Passione Gourmet Tre Olivi - Passione Gourmet

Tre Olivi

Ristorante
Via Poseidonia, 41, 84063 Capaccio SA
Chef Giovanni Solofra
Recensito da Giovanni Gagliardi

Valutazione

14/20 Cucina prevalentemente classica

Pregi

  • C'è grande cura in ogni dettaglio.
  • Il carrello dei pani.
  • Una carta dei vini che racconta bene il territorio non dimenticando il resto.

Difetti

  • Nel complesso la forma ci sembra prevalere sulla sostanza.
Visitato il 08-2021

A Paestum il nuovo ambizioso rilancio del Tre Olivi

Chi viene al Tre Olivi non viene semplicemente a cena ma per vivere un’esperienza a tutto tondo intensa e totale” in queste parole dello chef del Tre Olivi è racchiusa tutta la filosofia che anima il nuovo corso del ristorante gourmet del lussuoso Hotel Savoy Beach a Paestum.

 La famiglia Pagano che è titolare di un vero e proprio impero del gusto in zona – con l’azienda San Salvatore che è caseificio ma anche – e forse soprattutto – casa vinicola tra le più importanti e accreditate dell’intero Cilento – ha deciso di investire in maniera importante sul Tre Olivi, a dirigere il quale da poco più di un anno un anno è stato chiamato Giovanni Solofra, fresco di stella Michelin al St. George by Heinz Beck a Taormina.

Solofra, esperienze da Quique dacosta e Ciccio Sultano e poi una lunga collaborazione con Heinz Beck – insieme alla moglie Roberta Merolli, chef patissier che lo ha seguito in questa nuova avventura – ha la responsabilità oltre che, ovviamente, della cucina del Tre Olivi anche della ristorazione “ordinaria” dell’albergo, fatta eccezione per i numerosi eventi (leggi matrimoni ecc.) ospitati dal Savoy Beach la cui cucina è stata voluta nettamente separata da quella del ristorante.
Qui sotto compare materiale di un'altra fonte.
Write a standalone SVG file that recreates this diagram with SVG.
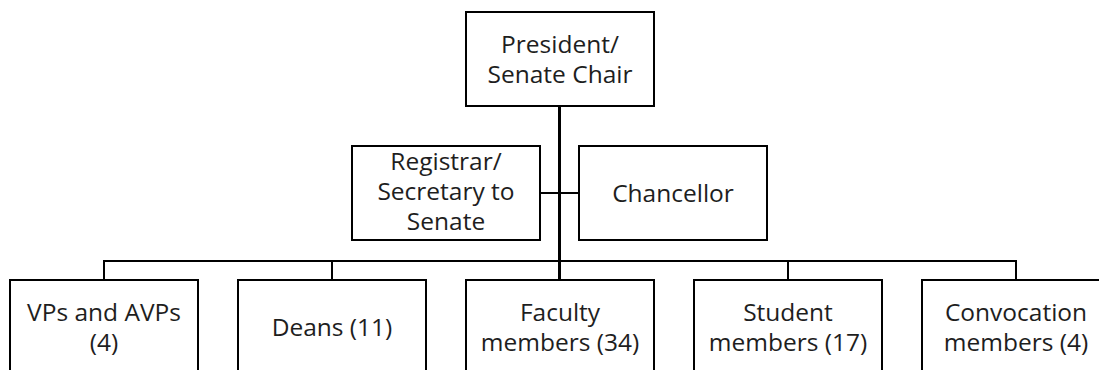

Scelta importante che testimonia la volontà della proprietà di puntare con forza sul ristorante gourmet alla carta, facendo le cose “in grande”. E qui torniamo all’incipit, all’esperienza a tutto tondo che non vuole essere una semplice cena. Ed in effetti al tre Olivi non manca niente.

Dalla carta delle acque con più di qualche etichetta, al vassoio dal quale si può scegliere il sale da abbinare alla degustazione dell’olio, dal carrello dei torroni a quello molto strutturato – ed anche di eccellente livello per la verità – dei pani curato dalla bravissima Roberta Merolli con sole farine macinate a pietra da grani autoctoni cilentani, dal carrello dei confetti al fatto che ciascuno dei numerosi amuse bouche ha un simpatico nome di fantasia quasi a rimarcare come qui ogni cosa sia pensata, studiata per il piacere della clientela.

Un’esperienza ricca di racconti, suggestioni e stimoli in cui il lato scenografico è molto curato

E poi una serie di racconti sul territorio, di spiegazioni, di stimoli forniti nel corso della cena dal personale di sala e dallo stesso chef. Insomma, c’è tanto. Forse troppo potrebbe obiettare qualcuno. Questione di gusti e di punti di vista nei quali non entriamo anche se, almeno a parere di chi scrive, il futuro della ristorazione, soprattutto di quella che vuole essere “alta”, non potrà che essere caratterizzato da un ritorno all’essenzialità, alla sostanza. Comunque la si pensi, non può negarsi che c’è il rischio che ci si distragga da quello che dovrebbe restare centrale: il percorso di degustazione che al Tre Olivi è perfettamente calibrato su toni rassicuranti e “inclusivi”. La cucina rischia poco. Non c’è il colpo del KO, il piatto che ti resta.

Sembra quasi distratta dal contorno, dalla forma, troppo concentrata a sembrare indimenticabile per esserlo davvero. Come se avesse paura di rubare la scena al contesto presentando una eccessiva concentrazione gustativa. Emblematico, a nostro giudizio, il piatto Fontana o Pomodoro in cui c’è il concetto – il tributo a due grandi artisti Lucio Fontana e Arnaldo Pomodoro – l’estetica e la tecnica; il tonno è buono, il piatto è fresco ma dominato com’è dalla estrema dolcezza dei pomodori non può che risultare un po’ monocorde.

Una cucina tecnicamente ineccepibile – sia chiaro – ma che deve, a nostro giudizio, crescere in personalità, prendersi qualche rischio in più – nulla di necessariamente esagerato per carità – e soprattutto riconquistare centralità nel nome di una maggiore concentrazione di sapori.

Perché si può emozionare gli ospiti e regalare loro un’esperienza totalizzante anche solo facendo parlare dei grandi piatti.